| What is expected |
Each line that holds the word "matplotlib" counts once; give the total number of such lines and nothing else.

| Provided data |

******

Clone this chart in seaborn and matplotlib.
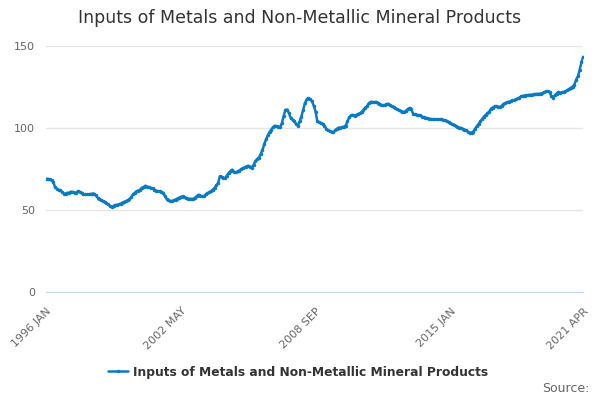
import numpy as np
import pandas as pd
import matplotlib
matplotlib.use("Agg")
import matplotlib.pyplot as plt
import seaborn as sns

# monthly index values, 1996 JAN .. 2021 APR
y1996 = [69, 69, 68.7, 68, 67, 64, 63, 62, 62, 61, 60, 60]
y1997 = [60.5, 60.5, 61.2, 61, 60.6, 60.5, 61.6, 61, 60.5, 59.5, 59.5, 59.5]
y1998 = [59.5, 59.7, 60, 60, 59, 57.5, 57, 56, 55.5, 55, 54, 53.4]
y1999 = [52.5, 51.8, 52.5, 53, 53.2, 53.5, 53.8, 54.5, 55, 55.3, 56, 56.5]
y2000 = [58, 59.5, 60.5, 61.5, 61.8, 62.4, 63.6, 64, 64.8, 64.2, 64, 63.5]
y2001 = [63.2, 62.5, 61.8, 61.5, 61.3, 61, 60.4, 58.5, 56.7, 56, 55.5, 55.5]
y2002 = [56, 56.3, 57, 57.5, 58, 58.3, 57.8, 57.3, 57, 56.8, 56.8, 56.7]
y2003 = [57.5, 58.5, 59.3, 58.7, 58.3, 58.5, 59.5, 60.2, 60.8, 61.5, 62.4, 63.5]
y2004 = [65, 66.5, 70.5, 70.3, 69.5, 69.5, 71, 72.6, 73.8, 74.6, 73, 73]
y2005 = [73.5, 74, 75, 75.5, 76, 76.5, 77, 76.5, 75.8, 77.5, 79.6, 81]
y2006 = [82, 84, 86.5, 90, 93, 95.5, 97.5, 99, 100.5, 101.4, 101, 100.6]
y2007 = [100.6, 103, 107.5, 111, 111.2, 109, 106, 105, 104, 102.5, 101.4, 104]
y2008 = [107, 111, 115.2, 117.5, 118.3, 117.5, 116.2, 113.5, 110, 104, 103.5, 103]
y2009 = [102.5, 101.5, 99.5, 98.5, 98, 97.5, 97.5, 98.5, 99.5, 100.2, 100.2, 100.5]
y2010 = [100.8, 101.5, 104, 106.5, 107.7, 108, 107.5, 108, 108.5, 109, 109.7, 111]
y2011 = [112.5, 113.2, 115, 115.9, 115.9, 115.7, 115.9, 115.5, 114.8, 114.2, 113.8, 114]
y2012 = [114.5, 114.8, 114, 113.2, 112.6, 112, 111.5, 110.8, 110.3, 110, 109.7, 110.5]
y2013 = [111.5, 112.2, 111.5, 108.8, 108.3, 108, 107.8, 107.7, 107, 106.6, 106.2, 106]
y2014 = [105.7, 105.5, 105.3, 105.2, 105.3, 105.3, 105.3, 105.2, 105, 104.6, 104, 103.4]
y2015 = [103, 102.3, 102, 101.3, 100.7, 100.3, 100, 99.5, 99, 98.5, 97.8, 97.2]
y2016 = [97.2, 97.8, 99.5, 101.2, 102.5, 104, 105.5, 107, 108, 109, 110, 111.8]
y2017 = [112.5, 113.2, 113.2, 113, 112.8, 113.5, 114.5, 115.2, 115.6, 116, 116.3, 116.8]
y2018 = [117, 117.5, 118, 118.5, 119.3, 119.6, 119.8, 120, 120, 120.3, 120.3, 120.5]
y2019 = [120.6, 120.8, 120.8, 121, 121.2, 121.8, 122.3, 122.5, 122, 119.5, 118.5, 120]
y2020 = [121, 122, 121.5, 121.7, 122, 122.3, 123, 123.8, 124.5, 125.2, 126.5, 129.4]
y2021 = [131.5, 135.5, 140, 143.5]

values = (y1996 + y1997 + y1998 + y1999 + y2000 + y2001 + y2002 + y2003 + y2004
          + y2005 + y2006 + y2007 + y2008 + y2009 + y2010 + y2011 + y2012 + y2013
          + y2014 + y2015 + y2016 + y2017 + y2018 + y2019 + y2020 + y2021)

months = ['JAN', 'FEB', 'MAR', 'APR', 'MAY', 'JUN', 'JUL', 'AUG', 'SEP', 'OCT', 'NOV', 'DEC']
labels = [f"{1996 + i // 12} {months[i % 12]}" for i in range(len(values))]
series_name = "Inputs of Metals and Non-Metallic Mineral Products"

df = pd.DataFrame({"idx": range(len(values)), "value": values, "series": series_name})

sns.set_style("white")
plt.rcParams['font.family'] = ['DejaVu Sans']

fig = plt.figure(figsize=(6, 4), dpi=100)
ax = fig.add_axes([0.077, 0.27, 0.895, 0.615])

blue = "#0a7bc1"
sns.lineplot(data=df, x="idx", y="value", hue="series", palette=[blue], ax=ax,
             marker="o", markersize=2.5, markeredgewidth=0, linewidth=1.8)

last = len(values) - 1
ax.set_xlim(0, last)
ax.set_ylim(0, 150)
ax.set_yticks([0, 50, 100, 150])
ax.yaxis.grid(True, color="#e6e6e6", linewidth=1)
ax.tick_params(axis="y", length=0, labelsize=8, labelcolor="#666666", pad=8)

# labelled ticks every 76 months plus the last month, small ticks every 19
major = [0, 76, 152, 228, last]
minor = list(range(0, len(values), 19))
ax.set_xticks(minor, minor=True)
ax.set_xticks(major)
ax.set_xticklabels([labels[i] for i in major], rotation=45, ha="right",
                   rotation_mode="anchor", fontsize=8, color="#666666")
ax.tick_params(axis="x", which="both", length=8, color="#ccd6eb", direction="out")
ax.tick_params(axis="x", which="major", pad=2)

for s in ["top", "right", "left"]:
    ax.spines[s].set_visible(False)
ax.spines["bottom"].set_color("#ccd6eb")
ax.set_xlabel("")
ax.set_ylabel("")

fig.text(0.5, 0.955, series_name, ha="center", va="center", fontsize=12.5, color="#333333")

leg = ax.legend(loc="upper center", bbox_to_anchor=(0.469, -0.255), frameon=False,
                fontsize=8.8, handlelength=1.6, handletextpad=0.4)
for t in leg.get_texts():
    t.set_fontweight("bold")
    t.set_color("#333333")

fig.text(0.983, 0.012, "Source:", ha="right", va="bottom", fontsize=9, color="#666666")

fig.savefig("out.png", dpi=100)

******

| Output below |
4